Luteoviruses are acquired when aphids ingest the phloem sap of an infected plant. Phloem proteins have been shown to associate with luteovirus particles and facilitate aphid transmission in in vitro feeding assays. We showed an increase of virus in the hemocoel of aphids fed on artificial diet containing purified PEMV with bovine serum albumin (BSA) compared to aphids fed on virus in the absence of BSA. Interestingly, BSA reduced the amount of a mutant virus lacking the minor structural protein readthrough domain (RTD) detected in the aphid hemocoel. We also demonstrated that the PEMV RTD binds to multiple aphid proteins. SPR analysis indicated that the CP and RTD both bind to BSA. Based on these data, models are presented to account for the role of the RTD and mechanism by which BSA and plant proteins facilitate virus entry into the aphid hemocoel.
Little is known about the role of glycans in mediating luteovirus-aphid interactions.

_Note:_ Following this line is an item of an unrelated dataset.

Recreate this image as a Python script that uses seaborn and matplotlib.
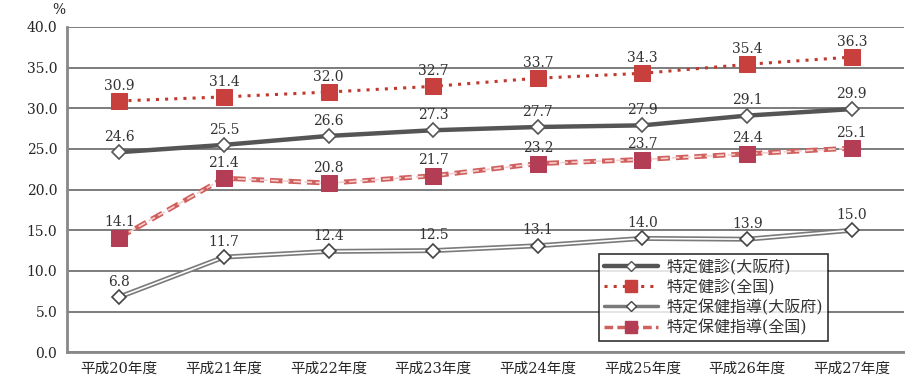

We used the lectins Concanavalin A (ConA) and Galanthus nivalis agglutinin (GNA) for lectin blot analysis of BBMV and confirmed that pea aphid proteins are glycosylated with mannose and glucose moieties. APN, the PEMV gut receptor, is glycosylated with mannose residues. However, we did not detect any binding of PEMV to a synthesized tri-mannose glycan that is common in insects using both isothermal titration calorimetry or a carbohydrate microarray. These results suggest that mannose by itself is not involved in PEMV-APN binding. ConA bound to PEMV indicating that viral structural proteins are glycosylated. The potential role of virus glycosylation in aphid transmission of luteoviruses is discussed. Taken together, our increased understanding of luteovirus-aphid vector interaction will facilitate research into other plant virus-insect vector systems, and the development of mitigation strategies.